** start Material **
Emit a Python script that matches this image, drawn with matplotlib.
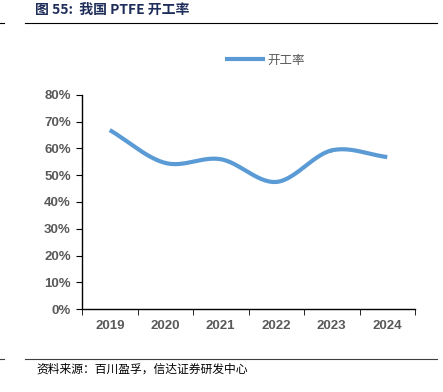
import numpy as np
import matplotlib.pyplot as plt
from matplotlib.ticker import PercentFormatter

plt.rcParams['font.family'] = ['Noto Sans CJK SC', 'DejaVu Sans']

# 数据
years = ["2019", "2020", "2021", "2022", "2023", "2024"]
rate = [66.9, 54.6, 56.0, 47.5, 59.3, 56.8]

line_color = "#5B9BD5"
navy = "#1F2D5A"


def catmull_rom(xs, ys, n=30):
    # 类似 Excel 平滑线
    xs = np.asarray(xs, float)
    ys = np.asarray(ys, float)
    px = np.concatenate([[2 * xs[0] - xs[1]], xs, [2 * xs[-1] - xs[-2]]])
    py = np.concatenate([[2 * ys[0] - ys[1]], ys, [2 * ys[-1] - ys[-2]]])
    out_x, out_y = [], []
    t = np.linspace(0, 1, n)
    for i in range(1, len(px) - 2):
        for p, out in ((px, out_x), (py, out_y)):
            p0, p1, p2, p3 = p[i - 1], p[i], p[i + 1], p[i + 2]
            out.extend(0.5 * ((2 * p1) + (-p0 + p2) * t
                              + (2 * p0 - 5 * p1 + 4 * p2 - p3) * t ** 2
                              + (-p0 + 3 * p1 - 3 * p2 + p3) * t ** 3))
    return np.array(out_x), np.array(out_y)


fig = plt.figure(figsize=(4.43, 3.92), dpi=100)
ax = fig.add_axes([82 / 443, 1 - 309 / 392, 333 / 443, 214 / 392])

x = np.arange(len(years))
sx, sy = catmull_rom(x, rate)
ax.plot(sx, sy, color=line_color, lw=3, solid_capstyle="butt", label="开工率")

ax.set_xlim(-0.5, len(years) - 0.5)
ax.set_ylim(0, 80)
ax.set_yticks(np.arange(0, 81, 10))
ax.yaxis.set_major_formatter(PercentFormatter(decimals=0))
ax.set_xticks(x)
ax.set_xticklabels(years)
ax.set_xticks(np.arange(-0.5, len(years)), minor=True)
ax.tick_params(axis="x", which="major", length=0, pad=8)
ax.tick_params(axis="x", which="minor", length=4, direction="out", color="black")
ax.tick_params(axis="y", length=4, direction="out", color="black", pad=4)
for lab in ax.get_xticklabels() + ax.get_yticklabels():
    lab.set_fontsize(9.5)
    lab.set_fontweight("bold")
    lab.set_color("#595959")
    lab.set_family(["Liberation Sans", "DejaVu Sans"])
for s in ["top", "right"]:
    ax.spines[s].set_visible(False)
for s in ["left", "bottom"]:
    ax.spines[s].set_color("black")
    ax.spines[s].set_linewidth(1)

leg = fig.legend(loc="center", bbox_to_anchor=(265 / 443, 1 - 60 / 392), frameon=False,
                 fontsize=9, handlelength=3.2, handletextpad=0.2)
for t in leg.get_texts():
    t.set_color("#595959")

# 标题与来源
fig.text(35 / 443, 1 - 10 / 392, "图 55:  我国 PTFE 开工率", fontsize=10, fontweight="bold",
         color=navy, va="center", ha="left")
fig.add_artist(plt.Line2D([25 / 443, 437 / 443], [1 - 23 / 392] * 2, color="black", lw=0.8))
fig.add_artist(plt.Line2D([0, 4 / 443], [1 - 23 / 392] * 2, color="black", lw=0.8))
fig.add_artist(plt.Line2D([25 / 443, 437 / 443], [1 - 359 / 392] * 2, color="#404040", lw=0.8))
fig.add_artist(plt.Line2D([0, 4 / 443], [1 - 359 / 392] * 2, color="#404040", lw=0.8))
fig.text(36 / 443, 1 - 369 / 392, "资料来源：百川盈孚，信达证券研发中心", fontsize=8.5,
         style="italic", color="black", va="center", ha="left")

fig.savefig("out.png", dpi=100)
** end Material **
Problem>
All of the data above should be transcribed verbatim, with pictures omitted.

Solution for this problem>
Emit a Python script that matches this image, drawn with matplotlib.
import numpy as np
import matplotlib.pyplot as plt
from matplotlib.ticker import PercentFormatter

plt.rcParams['font.family'] = ['Noto Sans CJK SC', 'DejaVu Sans']

# 数据
years = ["2019", "2020", "2021", "2022", "2023", "2024"]
rate = [66.9, 54.6, 56.0, 47.5, 59.3, 56.8]

line_color = "#5B9BD5"
navy = "#1F2D5A"


def catmull_rom(xs, ys, n=30):
    # 类似 Excel 平滑线
    xs = np.asarray(xs, float)
    ys = np.asarray(ys, float)
    px = np.concatenate([[2 * xs[0] - xs[1]], xs, [2 * xs[-1] - xs[-2]]])
    py = np.concatenate([[2 * ys[0] - ys[1]], ys, [2 * ys[-1] - ys[-2]]])
    out_x, out_y = [], []
    t = np.linspace(0, 1, n)
    for i in range(1, len(px) - 2):
        for p, out in ((px, out_x), (py, out_y)):
            p0, p1, p2, p3 = p[i - 1], p[i], p[i + 1], p[i + 2]
            out.extend(0.5 * ((2 * p1) + (-p0 + p2) * t
                              + (2 * p0 - 5 * p1 + 4 * p2 - p3) * t ** 2
                              + (-p0 + 3 * p1 - 3 * p2 + p3) * t ** 3))
    return np.array(out_x), np.array(out_y)


fig = plt.figure(figsize=(4.43, 3.92), dpi=100)
ax = fig.add_axes([82 / 443, 1 - 309 / 392, 333 / 443, 214 / 392])

x = np.arange(len(years))
sx, sy = catmull_rom(x, rate)
ax.plot(sx, sy, color=line_color, lw=3, solid_capstyle="butt", label="开工率")

ax.set_xlim(-0.5, len(years) - 0.5)
ax.set_ylim(0, 80)
ax.set_yticks(np.arange(0, 81, 10))
ax.yaxis.set_major_formatter(PercentFormatter(decimals=0))
ax.set_xticks(x)
ax.set_xticklabels(years)
ax.set_xticks(np.arange(-0.5, len(years)), minor=True)
ax.tick_params(axis="x", which="major", length=0, pad=8)
ax.tick_params(axis="x", which="minor", length=4, direction="out", color="black")
ax.tick_params(axis="y", length=4, direction="out", color="black", pad=4)
for lab in ax.get_xticklabels() + ax.get_yticklabels():
    lab.set_fontsize(9.5)
    lab.set_fontweight("bold")
    lab.set_color("#595959")
    lab.set_family(["Liberation Sans", "DejaVu Sans"])
for s in ["top", "right"]:
    ax.spines[s].set_visible(False)
for s in ["left", "bottom"]:
    ax.spines[s].set_color("black")
    ax.spines[s].set_linewidth(1)

leg = fig.legend(loc="center", bbox_to_anchor=(265 / 443, 1 - 60 / 392), frameon=False,
                 fontsize=9, handlelength=3.2, handletextpad=0.2)
for t in leg.get_texts():
    t.set_color("#595959")

# 标题与来源
fig.text(35 / 443, 1 - 10 / 392, "图 55:  我国 PTFE 开工率", fontsize=10, fontweight="bold",
         color=navy, va="center", ha="left")
fig.add_artist(plt.Line2D([25 / 443, 437 / 443], [1 - 23 / 392] * 2, color="black", lw=0.8))
fig.add_artist(plt.Line2D([0, 4 / 443], [1 - 23 / 392] * 2, color="black", lw=0.8))
fig.add_artist(plt.Line2D([25 / 443, 437 / 443], [1 - 359 / 392] * 2, color="#404040", lw=0.8))
fig.add_artist(plt.Line2D([0, 4 / 443], [1 - 359 / 392] * 2, color="#404040", lw=0.8))
fig.text(36 / 443, 1 - 369 / 392, "资料来源：百川盈孚，信达证券研发中心", fontsize=8.5,
         style="italic", color="black", va="center", ha="left")

fig.savefig("out.png", dpi=100)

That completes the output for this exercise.